Immediately, one notices that Sukkot (including Shmini Atzeret) and Chanukah are both eight days. Besides Sukkot, there are no other eight-day holidays in the Torah. How interesting that the miracle of Chanukah should last exactly eight days. (The classic question of the Bet Yosef about the miracle only being seven days may even strengthen the notion that Chazal were reinforcing the connection between the two holidays, with Shmini Atzeret corresponding to the extra day of Chanukah that lacked an obvious miracle.) To this, Chazal responded with the saying of full Hallel for eight days modeled after Sukkot. The rededication of the Temple, for which Chanukah is named, also has a historical association with Sukkot. When Shlomo built the Beit haMikdash, it was dedicated right before Sukkot (and the Talmud in Moed Katan 9a maintains that it really would have been dedicated on Sukkot, were it not for the principle of not mixing two joyous occasions – ain marvin simcha be’simcha).

Most importantly, the theme of Sukkot is the realization of Divine control. By dwelling in huts, we desist from attempting to protect ourselves from the world around us. This realization, so easily attained after the Yamim Noraim, gives us the proper perspective for the longest uninterrupted period of work in the calendar. (In yeshivot and seminaries too, the long winter zman is known for its lack of breaks and therefore as the period in which the most work can be accomplished). Chanukah, like Sukkot, is a period of appreciation for Divine providence, not through overwhelming miracles, but rather by seeing what happens when we expose to the dangers of the world. When the Chashmonaim began their rebellion against the Syrian Greeks, it was like sleeping in a sukkah. They did not have the type of manpower or weaponry to adequately wage war against one of the mightiest empires of the time. But like Sukkot, they were living in a state of bitachon, knowing that G-d is in charge. To put this bitachon into a Jewish perspective, G-d does not ask us to camp out in the open, but rather to build a flimsy structure. We have to do what we can according to the ways of the world (derech hateva), and only then does G-d protect us from the elements. The Chashmonaim also had to do what they could in order to elicit G-d’s help. Be that as it may, however, the theme of both holidays is the internalization of Divine providence, which creates a sense of bitachon, knowing that whatever happens is always in our best interest. The release created by such a feeling is what makes the holiday of Sukkot zman simchatenu. Reminding ourselves of our trust in G-d’s providence of is also what gives Chanukah its sense of joy, manifested by the singing of full Hallel on all eight days. Thus, Chanukah was inserted into our calendar to remind us of Sukkot’s inspiration.

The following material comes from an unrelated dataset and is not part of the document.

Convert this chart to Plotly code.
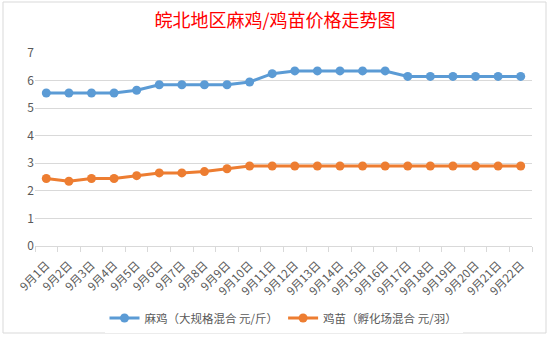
import plotly.graph_objects as go

dates = [f"9月{i}日" for i in range(1, 23)]
maji = [5.55, 5.55, 5.55, 5.55, 5.65, 5.85, 5.85, 5.85, 5.85, 5.95, 6.25,
        6.35, 6.35, 6.35, 6.35, 6.35, 6.15, 6.15, 6.15, 6.15, 6.15, 6.15]
jimiao = [2.45, 2.35, 2.45, 2.45, 2.55, 2.65, 2.65, 2.7, 2.8, 2.9, 2.9,
          2.9, 2.9, 2.9, 2.9, 2.9, 2.9, 2.9, 2.9, 2.9, 2.9, 2.9]
names = ["麻鸡（大规格混合 元/斤）", "鸡苗（孵化场混合 元/羽）"]
colors = ["#5B9BD5", "#ED7D31"]
title = "皖北地区麻鸡/鸡苗价格走势图"

W, H = 550, 337
L, R, T, B = 35, 18, 53, 91
pw, ph = W - L - R, H - T - B

def px_to_paper(x, y):
    return (x - L) / pw, (H - B - y) / ph

fig = go.Figure()
for name, vals, c in zip(names, [maji, jimiao], colors):
    fig.add_trace(go.Scatter(
        x=dates, y=vals, name=name, mode="lines+markers",
        line=dict(color=c, width=3),
        marker=dict(color=c, size=9),
    ))

x0, y0 = px_to_paper(3, 333)
x1, y1 = px_to_paper(546, 2)

fig.update_layout(
    width=W, height=H,
    margin=dict(l=L, r=R, t=T, b=B, autoexpand=False),
    paper_bgcolor="white", plot_bgcolor="white",
    font=dict(family="Noto Sans CJK SC, sans-serif", color="#595959", size=11),
    title=dict(text=title, x=0.5, xanchor="center", y=1 - 21 / H, yanchor="middle",
               font=dict(size=18, color="#FF0000", family="Noto Sans CJK SC")),
    xaxis=dict(
        type="category", tickangle=-45, tickson="boundaries",
        ticks="outside", ticklen=5, tickcolor="#d9d9d9",
        showline=True, linecolor="#d9d9d9", linewidth=1,
        showgrid=False, tickfont=dict(size=11.5, color="#595959"),
        range=[-0.5, len(dates) - 0.5], automargin=False,
        ticklabelstandoff=7,
    ),
    yaxis=dict(
        range=[0, 7], dtick=1, showgrid=True, gridcolor="#d9d9d9",
        zeroline=False, showline=False, ticks="", automargin=False,
        tickfont=dict(size=12, color="#595959"),
    ),
    legend=dict(orientation="h", x=0.5, xanchor="center",
                y=(H - B - 318) / ph, yanchor="middle",
                font=dict(size=11.5, color="#595959"), itemwidth=30),
    showlegend=True,
    shapes=[dict(type="rect", xref="paper", yref="paper",
                 x0=x0, y0=y0, x1=x1, y1=y1,
                 line=dict(color="#d9d9d9", width=1), layer="below")],
)

fig.write_html("out.html")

Even as we are the main actors in Sukkot and Chanukah, wherein we demonstrate our trust in G-d, G-d is the main actor during Pesach and Purim. As opposed to where the Jew’s bitachon creates simcha, what we see during Pesach and Purim is the creation of emunah through Divine revelation. During Pesach, G-d reveals himself in a dramatic way to create the basis for our faith. It is a time of birth, a time of religious creation. Pesach is the holiday of the rebirith of Spring, of a little child being shown the way. Sukkot is the holiday of the mature adult, who now knows his G-d and already has a relationship with Him. After the hiatus of winter, the Jew’s faith needs to be reborn again. The process that begins at Pesach and culminates in the mature bitachon of Sukkot starts over. However, here also it was too hard for post-Biblical Jews to wait until Pesach. The Jews needed to get a sense of Divine intervention before this holiday.

As a result, G-d intervened in Jewish history one month before the full display of Divine intervention, that we know as Pesach. Rashi, in his brilliant terse style, makes this exact point in Ta’anit 29a. The Talmud there states that "meshenicnas Adar marbin be simcha" – that we should increase our joy from the beginning of Adar. This statement is usually understood as referring to the period between Rosh Chodesh Adar and Purim, or as per the continuation of the discussion in the Talmud, extending to the end of Adar. In this context, Rashi says something strange - he says that the Talmud is referring to the "days of miracles…Purim and Pesach". With these few words, Rashi alerts us to the common theme that exists in these two holidays. While Chanukah and other holidays may contain miracles, it would be incorrect to identify them as the "days of miracles". Divine revelation is not their focal point. It is, however, the focal point of both Pesach and Purim.

When Jews could no longer maintain the bitachon of Sukkot through the entire winter, Hashem brought about a mini-Sukkot to keep us going through the rest of the winter. Even before that, when Jews needed a reminder of G-d’s mastery over the world from above before they got to Pesach, G-d created a mini-Pesach in the middle of Adar. Once the rabbis developed their strategy of the halachic enterprise, G-d responded by creating the right impetus for the rabbis to create Chanukah and Purim.

In summary, rabbinic law is meant to make us stop on a regular basis in order to give us the opportunity to reflect on the Divine. Its focus on minutiae is meant to give us the correct perspective on what our relationship with G-d should be. It stops us just enough to keep those moments differentiated from our regular activity. Purim and Chanukah are examples of such moments. As with all halacha, when we stop to light the candles or to say Hallel, we need to focus on their particular meaning. In the case of Chanukah, we are reminded of Sukkot. We are reminded of our need from below to allow G-d to control the world. We are reminded that we can not achieve anything by going against his Will. We are reminded that our efforts are secondary, albeit necessary, in accomplishing any desirable end. This release of realizing Who’s in control is the secret to simcha, both on Sukkot and Chanukah. Focusing on this secret will allow us not only to enjoy Chanukah and the rest of the winter, it will allow us to live properly throughout the rest of the year.